A angústia desse papel em branco implorando para que se faça qualquer vida sobre

ele é o primeiro embate entre você, eu e o que farei de você. Todo meu trabalho acaba nele,

meu percurso vive em função desse papel que se prolonga seu branco nas entrelinhas do texto,

mas que haja esse texto, esse desenho de você que “não se interessa por uma ‘verdade’
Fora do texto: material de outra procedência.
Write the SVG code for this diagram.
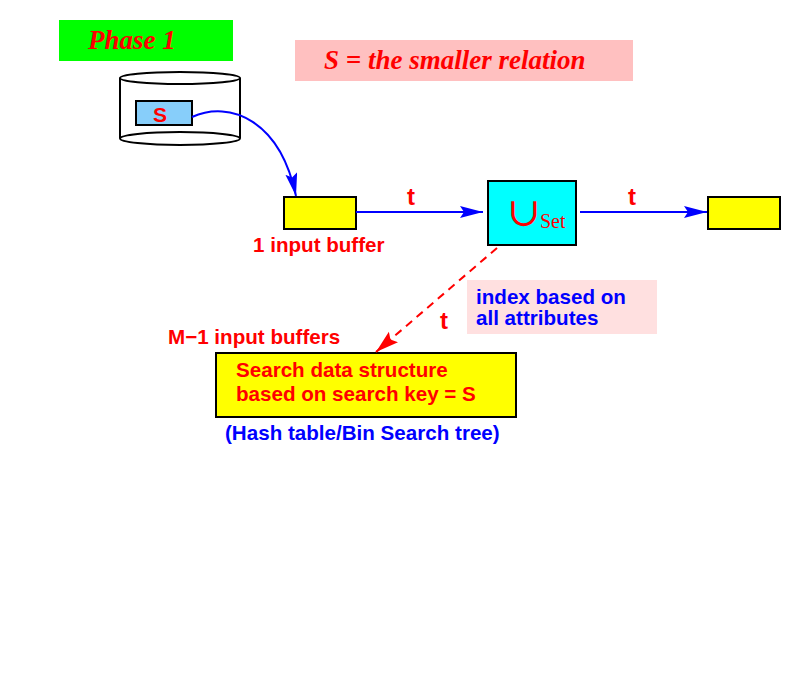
<svg xmlns="http://www.w3.org/2000/svg" width="811" height="693" viewBox="0 0 811 693">
<defs>
<marker id="ab" markerUnits="userSpaceOnUse" markerWidth="24" markerHeight="14" refX="23" refY="6" orient="auto">
<path d="M0,0 L23,6 L0,12 L4,6 z" fill="#0000ff"/>
</marker>
<marker id="ar" markerUnits="userSpaceOnUse" markerWidth="24" markerHeight="16" refX="23" refY="7" orient="auto">
<path d="M0,0 L23,7 L0,14 L4,7 z" fill="#ff0000"/>
</marker>
</defs>
<style>
.box{stroke:#000;stroke-width:2}
.lab{font-family:"Liberation Sans",Arial,sans-serif;font-weight:bold;font-size:20.6px}
.red{fill:#ff0000}
.blue{fill:#0000ff}
.ti{font-family:"Liberation Serif","Times New Roman",serif;font-style:italic;font-weight:bold;font-size:27px;fill:#ff0000}
.t{font-family:"Liberation Sans",Arial,sans-serif;font-weight:bold;font-size:24px;fill:#ff0000}
.conn{fill:none;stroke:#0000ff;stroke-width:2}
</style>
<rect width="811" height="693" fill="#fff"/>
<g id="phase1">
<rect x="59" y="20" width="174" height="41" fill="#00ff00"/>
<text x="88" y="49" class="ti">Phase 1</text>
</g>
<g id="note-s">
<rect x="295" y="40" width="338" height="41" fill="#ffc0c0"/>
<text x="324" y="69" class="ti">S = the smaller relation</text>
</g>
<g id="disk">
<ellipse cx="180" cy="138.5" rx="60" ry="6.5" fill="#fff" stroke="#000" stroke-width="2"/>
<path d="M120,138 L120,78 M240,78 L240,138" stroke="#000" stroke-width="2" fill="none"/>
<ellipse cx="180" cy="78" rx="60" ry="6" fill="#fff" stroke="#000" stroke-width="2"/>
<rect x="136" y="101" width="56" height="24" fill="#87cefa" class="box"/>
<text x="160" y="122" text-anchor="middle" class="lab red" style="font-size:21px">S</text>
</g>
<g id="buf1">
<rect x="284" y="197" width="72" height="32" fill="#ffff00" class="box"/>
<text x="253" y="252" class="lab red">1 input buffer</text>
</g>
<g id="union">
<rect x="488" y="181" width="88" height="64" fill="#00ffff" class="box"/>
<text x="524" y="226" text-anchor="middle" font-family="DejaVu Serif,serif" font-size="40" fill="#ff0000">∪</text>
<text x="540" y="228" font-family="Liberation Serif,'Times New Roman',serif" font-size="20" fill="#ff0000">Set</text>
</g>
<g id="out">
<rect x="708" y="197" width="72" height="32" fill="#ffff00" class="box"/>
</g>
<g id="index-note">
<rect x="467" y="280" width="190" height="54" fill="#ffe0e0"/>
<text x="476" y="304" class="lab blue">index based on</text>
<text x="476" y="325" class="lab blue">all attributes</text>
</g>
<g id="search">
<text x="168" y="344" class="lab red">M−1 input buffers</text>
<rect x="216" y="353" width="300" height="64" fill="#ffff00" class="box"/>
<text x="236" y="377" class="lab red">Search data structure</text>
<text x="236" y="401" class="lab red">based on search key = S</text>
<text x="225" y="440" class="lab blue">(Hash table/Bin Search tree)</text>
</g>
<g id="connectors">
<path d="M192,117 C230,100 280,120 296,196" class="conn" marker-end="url(#ab)"/>
<path d="M356,212 L483,212" class="conn" marker-end="url(#ab)"/>
<path d="M580,212 L707,212" class="conn" marker-end="url(#ab)"/>
<path d="M497,248 L376,352" fill="none" stroke="#ff0000" stroke-width="2" stroke-dasharray="8,6" marker-end="url(#ar)"/>
<text x="407" y="205" class="t">t</text>
<text x="628" y="205" class="t">t</text>
<text x="440" y="329" class="t">t</text>
</g>
</svg>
escondida que seria necessário encontrar” (CERTEAU,1982, p.17) não tem gana de te fazer

tal qual, já que minha habilidade humana nunca será capaz de abarcar, essa escrita de ti

“constituiu símbolo pela própria relação entre um espaço novo, recortado no tempo e um

modus operandi que fabrica ‘cenários’ susceptíveis de organizar práticas num discurso hoje

inteligível – aquilo que é propriamente ‘fazer história’” (CERTEAU,2000, p.17). Te trago

aqui nesse desenho - te permito vazios, esse vazio nas entrelinhas, essa tentativa de

preenchimento - e enterro para posteridade seu sonho.

-Eu não te mato.

E logo vem outra dança e pela mão outros te guiaram para fora de Lete30, por alguns

momentos você será outro, vai cercar novas conversas ao redor de si e terás novas formas de

teimar em existir, pois é vasto teu campo e tantos outros toparão em tuas extremidades, mas

nada disso diminuirá nossa caminhada e continuaremos a cismar com o tempo, mesmo

engolidos por ele. Um dia serei igual a ti, um antigo remontado, morto acariciado por um

amante dos esquecidos, pelos documentos, bancos de praça, arquivos públicos, casas:

renasceremos.

30 Lete, o rio mitológico do esquecimento, localizado nas terras de Hades.